One of the goals with this is to get consistency between different 
representations of the code, and so the AST is designed to be as 
lossless as possible when converting back and forth between 
representations. The SourcePrinter for example, is essentially a null 
pretty-printer; it reconstructs the source code almost exactly the way 
the programmer entered it. (And this, incidentally, is the reason I 
didn't just reuse the RB parse nodes. They don't preserve enough 
formatting information.)

Some things I plan to do with this:

- Hook it up to the closure compiler and generate bytecodes from the AST

- Adapt the closure decompiler to generate an AST from bytecodes 
(exactly)

- Create a binary serialization format. There is some interesting 
literature on compressing ASTs. Essentially the abstract grammar is 
used as a statistical model for an arithmetic encoder. This gives 
better compression than, for example, gzipped bytecodes. This could be 
a very nice way to distribute code - more compact and faster to load 
than changesets.

- Enhance Monticello.
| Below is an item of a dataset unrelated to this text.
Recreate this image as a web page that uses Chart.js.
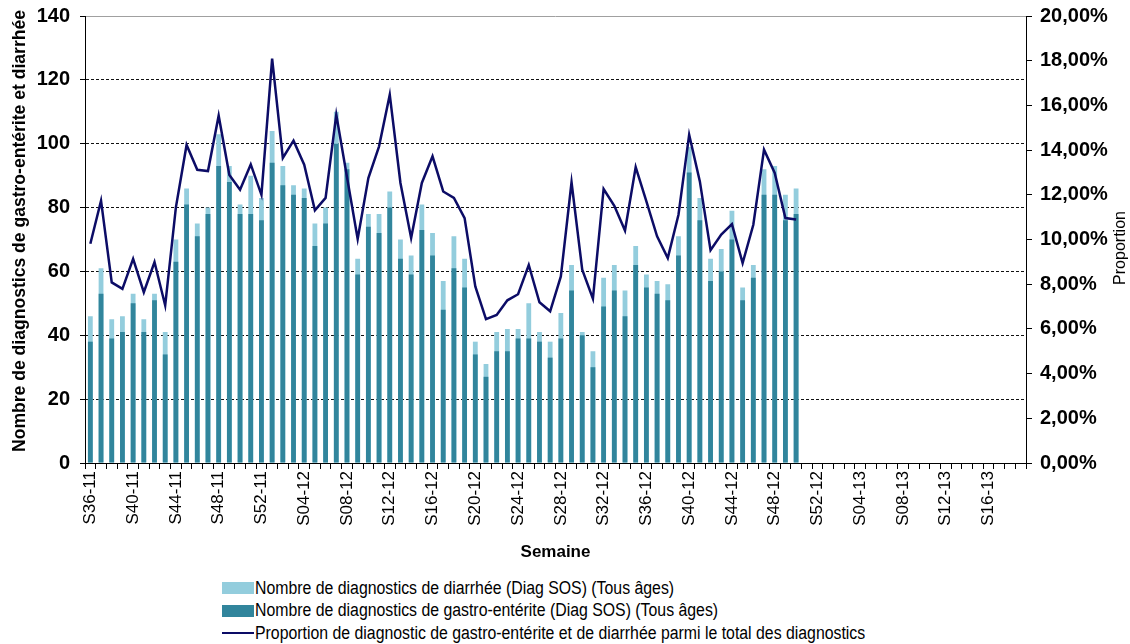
<!DOCTYPE html>
<html>
<head>
<meta charset="utf-8">
<script src="https://cdn.jsdelivr.net/npm/chart.js@4.4.1/dist/chart.umd.min.js"></script>
<style>
  body { margin: 0; background: #fff; }
  .wrap { position: relative; width: 1130px; height: 644px; }
  .chart-box { position: absolute; left: 0; top: 0; width: 1130px; height: 568px; }
  .legend { position: absolute; left: 222px; top: 577px; font-family: "Liberation Sans", sans-serif; font-size: 18px; color: #000; }
  .legend div { height: 22.5px; display: flex; align-items: center; white-space: nowrap; }
  .legend .txt { display: inline-block; transform: scaleX(0.88); transform-origin: left center; }
  .legend .sw { display: inline-block; width: 32px; height: 12px; margin-right: 1px; flex: none; }
  .legend .ln { display: inline-block; width: 32px; height: 2px; margin-right: 1px; background: #0c0c66; flex: none; }
</style>
</head>
<body>
<div class="wrap">
  <div class="chart-box"><canvas id="chart"></canvas></div>
  <div class="legend">
    <div><span class="sw" style="background:#93cddd"></span><span class="txt">Nombre de diagnostics de diarrhée (Diag SOS) (Tous âges)</span></div>
    <div><span class="sw" style="background:#31859c"></span><span class="txt">Nombre de diagnostics de gastro-entérite (Diag SOS) (Tous âges)</span></div>
    <div><span class="ln"></span><span class="txt">Proportion de diagnostic de gastro-entérite et de diarrhée parmi le total des diagnostics</span></div>
  </div>
</div>
<script>
const weeks = [
  'S36-11','S37-11','S38-11','S39-11','S40-11','S41-11','S42-11','S43-11','S44-11','S45-11','S46-11','S47-11',
  'S48-11','S49-11','S50-11','S51-11','S52-11',
  'S01-12','S02-12','S03-12','S04-12','S05-12','S06-12','S07-12','S08-12','S09-12','S10-12','S11-12','S12-12',
  'S13-12','S14-12','S15-12','S16-12','S17-12','S18-12','S19-12','S20-12','S21-12','S22-12','S23-12','S24-12',
  'S25-12','S26-12','S27-12','S28-12','S29-12','S30-12','S31-12','S32-12','S33-12','S34-12','S35-12','S36-12',
  'S37-12','S38-12','S39-12','S40-12','S41-12','S42-12','S43-12','S44-12','S45-12','S46-12','S47-12','S48-12',
  'S49-12','S50-12','S51-12','S52-12',
  'S01-13','S02-13','S03-13','S04-13','S05-13','S06-13','S07-13','S08-13','S09-13','S10-13','S11-13','S12-13',
  'S13-13','S14-13','S15-13','S16-13','S17-13','S18-13','S19-13'
];

// diarrhée (light bars), S36-11 .. S50-12
const diarrhee = [
  46, 61, 45, 46, 53, 45, 53, 41, 70, 86, 75, 80, 103, 93, 81, 90, 83,
  104, 93, 87, 86, 75, 80, 110, 94, 64, 78, 78, 85, 70, 65, 81, 72, 57,
  71, 64, 38, 31, 41, 42, 42, 50, 41, 38, 47, 62, 41, 35, 58, 62, 54,
  68, 59, 57, 56, 71, 99, 83, 64, 67, 79, 55, 62, 92, 93, 84, 86
];

// gastro-entérite (dark bars)
const gastro = [
  38, 53, 39, 41, 50, 41, 51, 34, 63, 81, 71, 78, 93, 88, 78, 78, 76,
  94, 87, 84, 83, 68, 75, 100, 92, 59, 74, 72, 80, 64, 59, 73, 65, 48,
  61, 55, 34, 27, 35, 35, 39, 39, 38, 33, 39, 54, 40, 30, 49, 54, 46,
  62, 55, 53, 51, 65, 91, 76, 57, 60, 70, 51, 58, 84, 84, 76, 78
];

// proportion, in %
const proportion = [
  9.81, 11.74, 8.08, 7.79, 9.13, 7.64, 8.99, 7.05, 11.44, 14.23, 13.12, 13.06, 15.54, 12.89, 12.23, 13.36, 12.0,
  18.09, 13.65, 14.42, 13.35, 11.31, 11.86, 15.59, 12.8, 10.02, 12.75, 14.17, 16.48, 12.53, 10.07, 12.53, 13.72, 12.15,
  11.86, 10.96, 7.90, 6.44, 6.62, 7.28, 7.55, 8.86, 7.19, 6.79, 8.35, 12.56, 8.65, 7.35, 12.26, 11.51, 10.40,
  13.24, 11.71, 10.14, 9.17, 11.11, 14.69, 12.60, 9.52, 10.22, 10.69, 8.95, 10.66, 14.02, 12.98, 10.96, 10.89
];

const leftTicks = [0, 20, 40, 60, 80, 100, 120, 140];
const rightTicks = [0, 2, 4, 6, 8, 10, 12, 14, 16, 18, 20];

const fillNulls = arr => weeks.map((w, i) => (i < arr.length ? arr[i] : null));

// axis titles that read bottom-to-top, drawn condensed like the original
const sideTitles = {
  id: 'sideTitles',
  afterDraw(chart) {
    const ctx = chart.ctx;
    ctx.save();
    ctx.fillStyle = '#000';
    ctx.textAlign = 'center';
    ctx.textBaseline = 'middle';

    ctx.save();
    ctx.translate(20, 231);
    ctx.rotate(-Math.PI / 2);
    ctx.font = 'bold 19px "Liberation Sans"';
    ctx.fillText('Nombre de diagnostics de gastro-entérite et diarrhée', 0, 0, 442);
    ctx.restore();

    ctx.save();
    ctx.translate(1120, 248);
    ctx.rotate(-Math.PI / 2);
    ctx.font = '17px "Liberation Sans"';
    ctx.fillText('Proportion', 0, 0, 74);
    ctx.restore();

    ctx.restore();
  }
};

const ctx = document.getElementById('chart').getContext('2d');
new Chart(ctx, {
  type: 'bar',
  data: {
    labels: weeks,
    datasets: [
      {
        label: 'Nombre de diagnostics de diarrhée (Diag SOS) (Tous âges)',
        data: fillNulls(diarrhee),
        backgroundColor: '#93cddd',
        categoryPercentage: 1,
        barPercentage: 0.45,
        yAxisID: 'y',
        order: 3
      },
      {
        label: 'Nombre de diagnostics de gastro-entérite (Diag SOS) (Tous âges)',
        data: fillNulls(gastro),
        backgroundColor: '#31859c',
        categoryPercentage: 1,
        barPercentage: 0.45,
        yAxisID: 'y',
        order: 2
      },
      {
        type: 'line',
        label: 'Proportion de diagnostic de gastro-entérite et de diarrhée parmi le total des diagnostics',
        data: fillNulls(proportion),
        borderColor: '#0c0c66',
        borderWidth: 2.5,
        pointRadius: 0,
        tension: 0,
        yAxisID: 'y1',
        order: 1
      }
    ]
  },
  options: {
    responsive: true,
    maintainAspectRatio: false,
    animation: false,
    layout: { padding: { top: 16, right: 0, left: 0, bottom: 0 } },
    plugins: {
      legend: { display: false },
      tooltip: { enabled: false }
    },
    scales: {
      x: {
        stacked: true,
        afterFit: s => { s.height = 105; s.paddingLeft = 0; s.paddingRight = 0; },
        grid: { drawOnChartArea: false, offset: true, tickLength: 6, tickColor: '#000' },
        border: { color: '#000', width: 1 },
        ticks: {
          autoSkip: false,
          minRotation: 90,
          maxRotation: 90,
          padding: 2,
          color: '#000',
          font: { family: 'Liberation Sans', size: 17 },
          callback: (v, i) => (i % 4 === 0 ? weeks[i] : '')
        },
        title: {
          display: true,
          text: 'Semaine',
          color: '#000',
          font: { family: 'Liberation Sans', size: 17, weight: 'bold' },
          padding: { top: 0, bottom: 5 }
        }
      },
      y: {
        position: 'left',
        min: leftTicks[0],
        max: leftTicks[leftTicks.length - 1],
        afterFit: s => { s.width = 85; s.paddingTop = 0; s.paddingBottom = 0; },
        afterBuildTicks: s => { s.ticks = leftTicks.map(v => ({ value: v })); },
        grid: {
          color: c => (c.tick && (c.tick.value === 0 || c.tick.value === 140) ? 'rgba(0,0,0,0)' : '#111'),
          tickColor: '#000',
          tickLength: 5,
          lineWidth: 1
        },
        border: { color: '#000', width: 1, dash: [3, 2] },
        ticks: {
          padding: 10,
          color: '#000',
          font: { family: 'Liberation Sans', size: 20, weight: 'bold' }
        }
      },
      y1: {
        position: 'right',
        min: rightTicks[0],
        max: rightTicks[rightTicks.length - 1],
        afterFit: s => { s.width = 104; s.paddingTop = 0; s.paddingBottom = 0; },
        afterBuildTicks: s => { s.ticks = rightTicks.map(v => ({ value: v })); },
        grid: {
          color: c => (c.tick && c.tick.value === 20 ? '#a0a0a0' : 'rgba(0,0,0,0)'),
          tickColor: '#000',
          tickLength: 6,
          lineWidth: 1
        },
        border: { color: '#000', width: 1 },
        ticks: {
          padding: 8,
          color: '#000',
          font: { family: 'Liberation Sans', size: 20, weight: 'bold' },
          callback: v => v.toFixed(2).replace('.', ',') + '%'
        }
      }
    }
  },
  plugins: [sideTitles]
});
</script>
</body>
</html>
This representation of code is much richer than 
Monticello's current list of definitions, and let us implement features 
that are currently difficult or impossible. Tree-diffing will be an 
important part of this, and might allow us to implement RB-like 
features in Monticello. (For example, you could compare two versions of 
a package and get a diff expressed in terms of refactorings: "Method A 
extracted from B, Method X pushed up to class Y.")

- Allow structured annotations and additions to the AST. This could be 
used for all sorts of things. Stéphane's idea of attaching type 
information, for example, might be interesting in relation to Chuck.

So this could be useful for Chuck in terms of either decompilation from 
byte codes or AST compression.

Going in the other direction, I'm interested in exploring ways that 
tools like OmniBrowser and Monticello can take advantage of the type 
information provided by Chuck. The thing that leaps immediately to mind 
is inter-package dependencies. I bet it would be feasible to deduce the 
minimal set of packages required to run, say, the unit tests for a 
package. (And the minimal code from the "as yet unpackaged" base image 
too!)

I'm also imagining a panel in OB for static type analysis. It could be 
a little like the test runner - buttons for analysing the code in 
various scopes - method, class, package etc and a list for displaying 
errors. Click on an error and the brower jumps to the relevant method 
and highlights the dangerous send. Or how about enhancing SLint with 
type analysis?

All in all, I'm pretty excited by the possibilities that Chuck opens 
up. Thanks Lex!

Colin